• [Instructions for the task]: Quote the data exactly, first line to the line containing "px_per_ry = AXIS_PX / rspan", with no pictures.

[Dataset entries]
* Begin *
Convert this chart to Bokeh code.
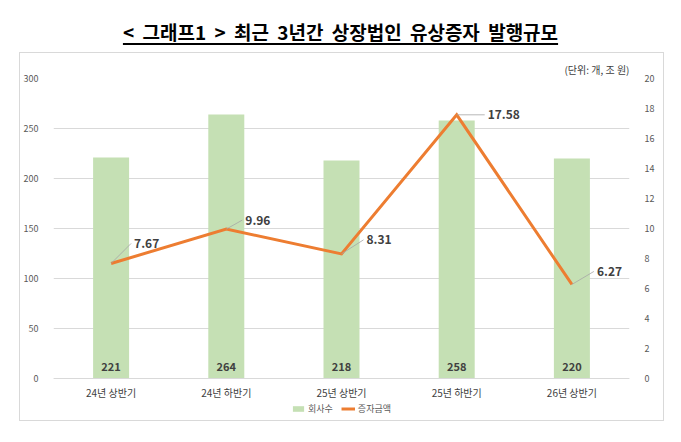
from bokeh.plotting import figure
from bokeh.models import (Range1d, LinearAxis, FixedTicker, Legend, LegendItem, Div)
from bokeh.layouts import column
from bokeh.embed import file_html
from bokeh.resources import INLINE
from bokeh.core.properties import value
import numpy as np

# ---- data ----
categories = ["24년 상반기", "24년 하반기", "25년 상반기", "25년 하반기", "26년 상반기"]
companies = [221, 264, 218, 258, 220]          # 회사수 (개)
amounts = [7.67, 9.96, 8.31, 17.58, 6.27]      # 증자금액 (조 원)
left_ticks = [0, 50, 100, 150, 200, 250, 300]
right_ticks = [0, 2, 4, 6, 8, 10, 12, 14, 16, 18, 20]
title_text = "&lt; 그래프1 &gt; 최근 3년간 상장법인 유상증자 발행규모"
unit_text = "(단위: 개, 조 원)"

# ---- style ----
FONT = "Noto Sans CJK KR"
FW = 576                       # frame width
AXIS_PX = 300                  # pixels between 0 and top tick
BELOW_PX = 40                  # room under the zero line for labels + legend
L, R, T, B = 32, 34, 25, 2
BAR_COLOR = "#C5E0B4"
LINE_COLOR = "#ED7D31"
GRID = "#D9D9D9"
# leader/label offsets in screen pixels (dx right, dy up)
label_dx = [20, 16, 22, 28, 22]
label_dy = [20, 9, 14, 0, 13]

n = len(categories)
xs = np.arange(n) + 0.5
px_per_x = FW / n
lspan = left_ticks[-1] - left_ticks[0]
rspan = right_ticks[-1] - right_ticks[0]
px_per_ly = AXIS_PX / lspan
px_per_ry = AXIS_PX / rspan

p = figure(frame_width=FW, frame_height=AXIS_PX + BELOW_PX, output_backend="svg",
           toolbar_location=None,
           x_range=Range1d(0, n),
           y_range=Range1d(left_ticks[0] - BELOW_PX / px_per_ly, left_ticks[-1]),
           min_border_left=L, min_border_right=R, min_border_top=T, min_border_bottom=B,
           background_fill_color="white", border_fill_color="white")
p.margin = (0, 0, 0, 20)
p.styles = {"outline": "1px solid #D9D9D9"}
p.outline_line_color = None
p.extra_y_ranges = {"right": Range1d(right_ticks[0] - BELOW_PX / px_per_ry,
                                     right_ticks[-1])}

# unit note as the figure title (top right)
p.title.text = unit_text
p.title.align = "right"
p.title.text_font = FONT
p.title.text_font_size = "10px"
p.title.text_font_style = "normal"
p.title.text_color = "#404040"
p.title.standoff = 3

# x axis drawn on the zero line
p.xaxis.fixed_location = 0
p.xaxis.ticker = FixedTicker(ticks=list(xs))
p.xaxis.major_label_overrides = {float(x): c for x, c in zip(xs, categories)}
p.xaxis.axis_line_color = GRID
p.xaxis.major_tick_line_color = None
p.xaxis.minor_tick_line_color = None
p.xaxis.major_label_text_font = FONT
p.xaxis.major_label_text_font_size = "10px"
p.xaxis.major_label_text_color = "#404040"
p.xaxis.major_label_standoff = 0

p.yaxis.ticker = FixedTicker(ticks=left_ticks)
p.yaxis.axis_line_color = None
p.yaxis.major_tick_line_color = None
p.yaxis.minor_tick_line_color = None
p.yaxis.major_label_text_font = FONT
p.yaxis.major_label_text_font_size = "9px"
p.yaxis.major_label_text_color = "#595959"
p.yaxis.major_label_standoff = 9

ra = LinearAxis(y_range_name="right", ticker=FixedTicker(ticks=right_ticks))
ra.axis_line_color = None
ra.major_tick_line_color = None
ra.minor_tick_line_color = None
ra.major_label_text_font = FONT
ra.major_label_text_font_size = "9px"
ra.major_label_text_color = "#595959"
ra.major_label_standoff = 9
p.add_layout(ra, "right")

p.xgrid.grid_line_color = None
p.ygrid.grid_line_color = GRID
p.ygrid.grid_line_width = 1

# bars
bars = p.vbar(x=xs, top=companies, width=36 / px_per_x, fill_color=BAR_COLOR,
              line_color=None)
p.text(x=xs, y=[0] * n, text=[str(v) for v in companies], y_offset=-12,
       text_align="center", text_baseline="middle", text_font=value(FONT),
       text_font_size="11px", text_font_style="bold", text_color="#404040")

# line
line = p.line(x=xs, y=amounts, y_range_name="right", line_color=LINE_COLOR,
              line_width=3, line_join="miter")

# leader lines + labels
x1 = xs + np.array(label_dx) / px_per_x
y1 = np.array(amounts) + np.array(label_dy) / px_per_ry
p.segment(x0=xs, y0=amounts, x1=x1, y1=y1, y_range_name="right",
          line_color="#A6A6A6", line_width=0.8)
p.text(x=x1, y=y1, text=[f"{v:.2f}" for v in amounts], x_offset=3,
       y_range_name="right", text_align="left", text_baseline="middle",
       text_font=value(FONT), text_font_size="12px", text_font_style="bold",
       text_color="#404040")

# legend under the x-axis labels
legend = Legend(items=[LegendItem(label="회사수", renderers=[bars]),
                       LegendItem(label="증자금액", renderers=[line])],
                orientation="horizontal", location="bottom_center")
legend.label_text_font = FONT
legend.label_text_font_size = "9px"
legend.label_text_color = "#595959"
legend.label_height = 10
legend.glyph_width = 14
legend.glyph_height = 7
legend.label_standoff = 3
legend.spacing = 8
legend.padding = 0
legend.margin = 3
legend.border_line_color = None
legend.background_fill_alpha = 0
p.add_layout(legend)

title_div = Div(
    text=f'<div style="font-family:\'{FONT}\';font-size:19px;font-weight:bold;'
         f'color:black;text-align:center;width:681px;line-height:26px;padding-top:19px;'
         f'word-spacing:4px;text-decoration:underline;text-decoration-thickness:1.5px;'
         f'text-underline-offset:3px;">{title_text}</div>',
    width=681, height=53, margin=(0, 0, 0, 0))

layout = column(title_div, p, spacing=0)
open("out.html", "w").write(file_html(layout, INLINE))
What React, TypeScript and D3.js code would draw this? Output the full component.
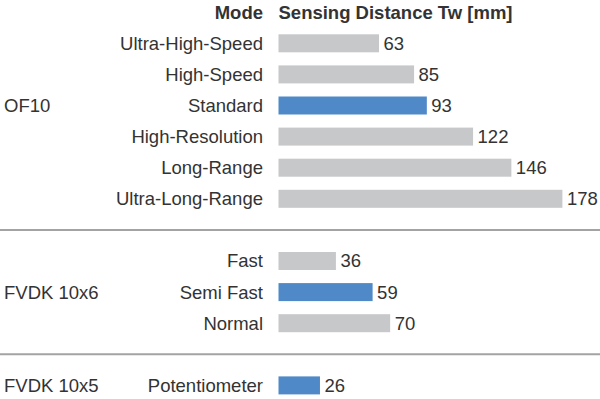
import React from 'react'
import * as d3 from 'd3'

const groups = ['OF10', 'FVDK 10x6', 'FVDK 10x5']
const modes = [
    ['Ultra-High-Speed', 'High-Speed', 'Standard', 'High-Resolution', 'Long-Range', 'Ultra-Long-Range'],
    ['Fast', 'Semi Fast', 'Normal'],
    ['Potentiometer'],
]
const distances = [
    [63, 85, 93, 122, 146, 178],
    [36, 59, 70],
    [26],
]
const highlighted = ['Standard', 'Semi Fast', 'Potentiometer']

const W = 600
const H = 399
const GRAY = '#c7c8ca'
const BLUE = '#4f89c8'
const TEXT = '#333333'
const FONT = '"Liberation Sans", Arial, Helvetica, sans-serif'

const App = () => {
    // slot 0 is the header, then each group's rows with an empty slot between groups
    const rows: { group: number; mode: string; value: number; slot: number }[] = []
    const gapSlots: number[] = []
    let slot = 1
    modes.forEach((list, g) => {
        if (g > 0) {
            gapSlots.push(slot)
            slot++
        }
        list.forEach((m, i) => {
            rows.push({ group: g, mode: m, value: distances[g][i], slot })
            slot++
        })
    })

    const y = d3.scalePoint<number>()
        .domain(d3.range(slot))
        .range([12.2, 12.2 + (slot - 1) * 31.1])
    const x = d3.scaleLinear()
        .domain([0, 178])
        .range([278.5, 562.4])
    const barH = 18

    return (
        <svg width={W} height={H} style={{ position: 'absolute', left: 0, top: 0 }} fontFamily={FONT} fontSize={18.5}>
            <rect width={W} height={H} fill="#fff" />
            <text x={263} y={y(0)} dy="0.35em" textAnchor="end" fontWeight="bold" fill={TEXT}>Mode</text>
            <text x={x(0)} y={y(0)} dy="0.35em" fontWeight="bold" fill={TEXT}>Sensing Distance Tw [mm]</text>
            {
                gapSlots.map((s) => (
                    <line key={s} x1={0} x2={W} y1={y(s)} y2={y(s)} stroke="#a3a3a3" strokeWidth={2} />
                ))
            }
            {
                groups.map((g, gi) => {
                    const gr = rows.filter((r) => r.group === gi)
                    const mid = gr[Math.floor((gr.length - 1) / 2)]
                    return (
                        <text key={g} x={4} y={y(mid.slot)} dy="0.35em" fill={TEXT}>{g}</text>
                    )
                })
            }
            {
                rows.map((r) => {
                    const cy = y(r.slot) as number
                    return (
                        <g key={r.mode}>
                            <text x={263} y={cy} dy="0.35em" textAnchor="end" fill={TEXT}>{r.mode}</text>
                            <rect x={x(0)} y={cy - barH / 2} width={x(r.value) - x(0)} height={barH}
                                fill={highlighted.includes(r.mode) ? BLUE : GRAY} />
                            <text x={x(r.value) + 4.5} y={cy} dy="0.35em" fill={TEXT}>{r.value}</text>
                        </g>
                    )
                })
            }
        </svg>
    )
}

export default App
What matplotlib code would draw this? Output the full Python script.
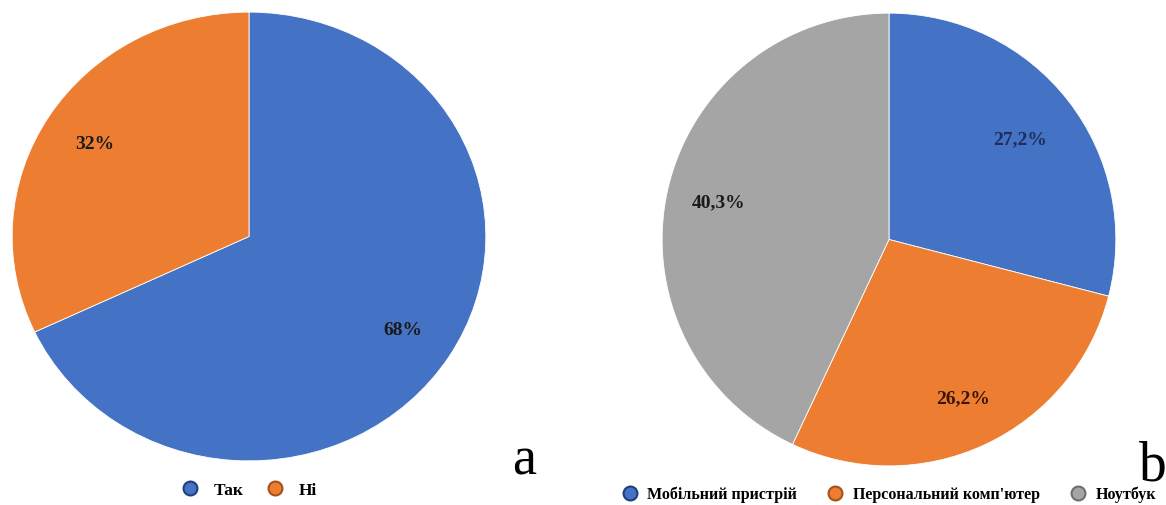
import numpy as np
import matplotlib.pyplot as plt
from matplotlib.lines import Line2D

# left pie (a)
labels_a = ['Так', 'Ні']
values_a = [68, 32]
texts_a = ['68%', '32%']

# right pie (b)
labels_b = ['Мобільний пристрій', 'Персональний комп\'ютер', 'Ноутбук']
values_b = [27.2, 26.2, 40.3]
texts_b = ['27,2%', '26,2%', '40,3%']

colors = ['#4472C4', '#ED7D31', '#A5A5A5']
edge_colors = ['#203f7a', '#a4511a', '#6f6f6f']

plt.rcParams['font.family'] = ['Liberation Serif', 'DejaVu Serif']

fig = plt.figure(figsize=(11.66, 5.06), dpi=100)
W, H = 1166, 506


def px_axes(x0, y0, x1, y1):
    return fig.add_axes([x0 / W, 1 - y1 / H, (x1 - x0) / W, (y1 - y0) / H])


def draw_pie(ax, values, texts, cols, dist, size):
    wedges, labels = ax.pie(values, colors=cols, startangle=90, counterclock=False,
                            labels=texts, labeldistance=dist,
                            wedgeprops=dict(edgecolor='white', linewidth=0.6))
    for t in labels:
        t.set_horizontalalignment('center')
        t.set_verticalalignment('center')
        t.set_fontsize(size)
        t.set_fontweight('bold')
        t.set_color('#1a1a1a')
    ax.set_aspect('auto')
    ax.set_xlim(-1.005, 1.005)
    ax.set_ylim(-1.005, 1.005)
    return wedges, labels


ax1 = px_axes(11, 12, 487, 463)
draw_pie(ax1, values_a, texts_a, colors[:2], 0.77, 14)

ax2 = px_axes(661, 13, 1117, 468)
w2, l2 = draw_pie(ax2, values_b, texts_b, colors, 0.77, 14)
# the first label sits a bit closer to the centre
mid = np.deg2rad((w2[0].theta1 + w2[0].theta2) / 2)
l2[0].set_position((0.73 * np.cos(mid), 0.73 * np.sin(mid)))
l2[0].set_color('#1f2d5a')
l2[1].set_color('#3a1505')

fig.text(524 / W, 1 - 475 / H, 'a', fontsize=39, ha='center', va='baseline')
fig.text(1153 / W, 1 - 481 / H, 'b', fontsize=40, ha='center', va='baseline')


def handles(cols, edges):
    return [Line2D([], [], linestyle='none', marker='o', markersize=10,
                   markerfacecolor=c, markeredgecolor=e, markeredgewidth=1.5)
            for c, e in zip(cols, edges)]


fig.legend(handles(colors[:2], edge_colors[:2]), labels_a, loc='center',
           bbox_to_anchor=(249 / W, 1 - 491 / H), ncol=2, frameon=False,
           prop=dict(size=12.5, weight='bold'), handletextpad=0.85, columnspacing=1.3,
           handlelength=1.0)
fig.legend(handles(colors, edge_colors), labels_b, loc='center',
           bbox_to_anchor=(889 / W, 1 - 495 / H), ncol=3, frameon=False,
           prop=dict(size=11.5, weight='bold'), handletextpad=0.6, columnspacing=1.9,
           handlelength=1.0)

fig.savefig('out.png', dpi=100)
* End *
• [Output for this task]:
Convert this chart to Bokeh code.
from bokeh.plotting import figure
from bokeh.models import (Range1d, LinearAxis, FixedTicker, Legend, LegendItem, Div)
from bokeh.layouts import column
from bokeh.embed import file_html
from bokeh.resources import INLINE
from bokeh.core.properties import value
import numpy as np

# ---- data ----
categories = ["24년 상반기", "24년 하반기", "25년 상반기", "25년 하반기", "26년 상반기"]
companies = [221, 264, 218, 258, 220]          # 회사수 (개)
amounts = [7.67, 9.96, 8.31, 17.58, 6.27]      # 증자금액 (조 원)
left_ticks = [0, 50, 100, 150, 200, 250, 300]
right_ticks = [0, 2, 4, 6, 8, 10, 12, 14, 16, 18, 20]
title_text = "&lt; 그래프1 &gt; 최근 3년간 상장법인 유상증자 발행규모"
unit_text = "(단위: 개, 조 원)"

# ---- style ----
FONT = "Noto Sans CJK KR"
FW = 576                       # frame width
AXIS_PX = 300                  # pixels between 0 and top tick
BELOW_PX = 40                  # room under the zero line for labels + legend
L, R, T, B = 32, 34, 25, 2
BAR_COLOR = "#C5E0B4"
LINE_COLOR = "#ED7D31"
GRID = "#D9D9D9"
# leader/label offsets in screen pixels (dx right, dy up)
label_dx = [20, 16, 22, 28, 22]
label_dy = [20, 9, 14, 0, 13]

n = len(categories)
xs = np.arange(n) + 0.5
px_per_x = FW / n
lspan = left_ticks[-1] - left_ticks[0]
rspan = right_ticks[-1] - right_ticks[0]
px_per_ly = AXIS_PX / lspan
px_per_ry = AXIS_PX / rspan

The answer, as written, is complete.